╔══
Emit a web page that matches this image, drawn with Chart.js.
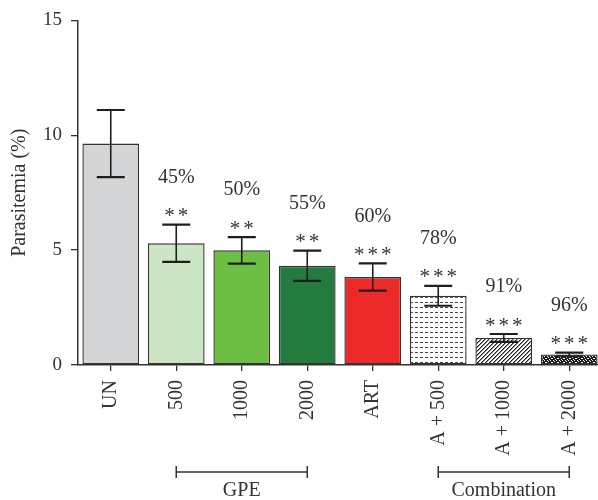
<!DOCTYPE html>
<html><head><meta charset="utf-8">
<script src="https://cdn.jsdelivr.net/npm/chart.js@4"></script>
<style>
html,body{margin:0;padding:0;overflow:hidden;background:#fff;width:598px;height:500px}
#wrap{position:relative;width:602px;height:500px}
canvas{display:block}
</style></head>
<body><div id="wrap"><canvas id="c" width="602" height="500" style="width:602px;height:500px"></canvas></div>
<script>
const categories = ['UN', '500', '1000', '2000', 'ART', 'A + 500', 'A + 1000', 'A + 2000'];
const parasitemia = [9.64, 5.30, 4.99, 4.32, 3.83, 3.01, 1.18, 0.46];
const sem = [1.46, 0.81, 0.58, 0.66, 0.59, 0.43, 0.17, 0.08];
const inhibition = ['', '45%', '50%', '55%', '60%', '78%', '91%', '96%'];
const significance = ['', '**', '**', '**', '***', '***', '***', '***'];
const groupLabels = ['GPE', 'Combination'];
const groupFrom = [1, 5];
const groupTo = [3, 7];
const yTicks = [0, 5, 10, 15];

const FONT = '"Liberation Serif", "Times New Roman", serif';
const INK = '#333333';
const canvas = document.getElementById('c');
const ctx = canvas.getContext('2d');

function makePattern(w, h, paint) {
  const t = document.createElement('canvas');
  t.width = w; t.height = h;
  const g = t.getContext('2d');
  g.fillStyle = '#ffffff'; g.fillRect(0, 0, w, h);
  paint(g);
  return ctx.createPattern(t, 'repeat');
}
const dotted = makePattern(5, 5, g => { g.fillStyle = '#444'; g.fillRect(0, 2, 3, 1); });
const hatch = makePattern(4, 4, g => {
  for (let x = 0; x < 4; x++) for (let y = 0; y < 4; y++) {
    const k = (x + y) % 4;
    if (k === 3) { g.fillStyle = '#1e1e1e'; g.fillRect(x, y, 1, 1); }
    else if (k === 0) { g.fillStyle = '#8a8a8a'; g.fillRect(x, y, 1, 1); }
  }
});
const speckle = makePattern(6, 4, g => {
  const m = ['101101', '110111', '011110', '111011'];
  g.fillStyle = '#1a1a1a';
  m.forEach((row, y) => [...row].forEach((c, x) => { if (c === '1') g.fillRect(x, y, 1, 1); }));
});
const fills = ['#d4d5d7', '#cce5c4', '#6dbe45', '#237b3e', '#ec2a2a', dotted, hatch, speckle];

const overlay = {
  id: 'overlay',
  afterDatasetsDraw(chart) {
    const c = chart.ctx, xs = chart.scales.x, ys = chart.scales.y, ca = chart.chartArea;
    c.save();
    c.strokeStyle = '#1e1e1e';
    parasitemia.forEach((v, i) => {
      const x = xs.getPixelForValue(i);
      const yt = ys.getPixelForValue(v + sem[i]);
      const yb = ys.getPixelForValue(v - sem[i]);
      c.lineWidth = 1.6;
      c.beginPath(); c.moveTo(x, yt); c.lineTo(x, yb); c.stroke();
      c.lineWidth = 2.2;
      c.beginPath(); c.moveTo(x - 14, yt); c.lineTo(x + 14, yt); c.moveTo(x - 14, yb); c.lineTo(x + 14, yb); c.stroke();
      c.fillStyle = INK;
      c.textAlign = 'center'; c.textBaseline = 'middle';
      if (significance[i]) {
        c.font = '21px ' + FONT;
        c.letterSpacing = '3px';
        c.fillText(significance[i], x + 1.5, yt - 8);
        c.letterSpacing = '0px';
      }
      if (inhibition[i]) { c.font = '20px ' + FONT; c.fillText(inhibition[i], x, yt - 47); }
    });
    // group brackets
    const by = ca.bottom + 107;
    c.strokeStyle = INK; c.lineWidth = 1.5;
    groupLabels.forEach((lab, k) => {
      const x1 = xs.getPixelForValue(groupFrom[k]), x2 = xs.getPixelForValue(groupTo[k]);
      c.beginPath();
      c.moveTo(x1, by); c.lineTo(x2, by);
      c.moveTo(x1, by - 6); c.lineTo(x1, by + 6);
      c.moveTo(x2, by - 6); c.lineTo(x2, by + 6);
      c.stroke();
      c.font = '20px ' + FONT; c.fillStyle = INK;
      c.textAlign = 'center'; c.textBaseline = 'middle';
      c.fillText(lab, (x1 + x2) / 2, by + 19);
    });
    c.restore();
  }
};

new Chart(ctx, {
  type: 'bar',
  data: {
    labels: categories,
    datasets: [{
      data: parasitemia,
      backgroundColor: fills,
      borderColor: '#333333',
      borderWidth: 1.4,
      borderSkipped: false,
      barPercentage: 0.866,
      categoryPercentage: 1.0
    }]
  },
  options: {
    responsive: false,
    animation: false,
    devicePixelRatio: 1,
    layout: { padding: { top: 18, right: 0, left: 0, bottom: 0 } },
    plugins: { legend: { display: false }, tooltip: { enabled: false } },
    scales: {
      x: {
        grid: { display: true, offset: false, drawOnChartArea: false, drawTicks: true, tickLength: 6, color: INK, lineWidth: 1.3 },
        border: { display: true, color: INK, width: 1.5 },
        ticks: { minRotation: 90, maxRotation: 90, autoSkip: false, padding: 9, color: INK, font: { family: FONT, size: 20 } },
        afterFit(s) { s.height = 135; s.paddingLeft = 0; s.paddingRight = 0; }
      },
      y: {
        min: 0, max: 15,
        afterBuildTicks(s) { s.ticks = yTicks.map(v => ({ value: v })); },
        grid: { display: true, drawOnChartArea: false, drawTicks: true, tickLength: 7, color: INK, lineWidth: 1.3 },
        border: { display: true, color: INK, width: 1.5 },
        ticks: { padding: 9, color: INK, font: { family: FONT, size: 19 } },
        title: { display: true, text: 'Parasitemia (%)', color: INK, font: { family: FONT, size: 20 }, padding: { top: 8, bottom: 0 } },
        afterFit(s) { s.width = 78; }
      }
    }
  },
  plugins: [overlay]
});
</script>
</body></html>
╚══
» Stated task
Copy nothing but the lines from the first one in the listing through the line with "const ctx = canvas.getContext('2d');", and omit the pictures.

» Task output
Emit a web page that matches this image, drawn with Chart.js.
<!DOCTYPE html>
<html><head><meta charset="utf-8">
<script src="https://cdn.jsdelivr.net/npm/chart.js@4"></script>
<style>
html,body{margin:0;padding:0;overflow:hidden;background:#fff;width:598px;height:500px}
#wrap{position:relative;width:602px;height:500px}
canvas{display:block}
</style></head>
<body><div id="wrap"><canvas id="c" width="602" height="500" style="width:602px;height:500px"></canvas></div>
<script>
const categories = ['UN', '500', '1000', '2000', 'ART', 'A + 500', 'A + 1000', 'A + 2000'];
const parasitemia = [9.64, 5.30, 4.99, 4.32, 3.83, 3.01, 1.18, 0.46];
const sem = [1.46, 0.81, 0.58, 0.66, 0.59, 0.43, 0.17, 0.08];
const inhibition = ['', '45%', '50%', '55%', '60%', '78%', '91%', '96%'];
const significance = ['', '**', '**', '**', '***', '***', '***', '***'];
const groupLabels = ['GPE', 'Combination'];
const groupFrom = [1, 5];
const groupTo = [3, 7];
const yTicks = [0, 5, 10, 15];

const FONT = '"Liberation Serif", "Times New Roman", serif';
const INK = '#333333';
const canvas = document.getElementById('c');
const ctx = canvas.getContext('2d');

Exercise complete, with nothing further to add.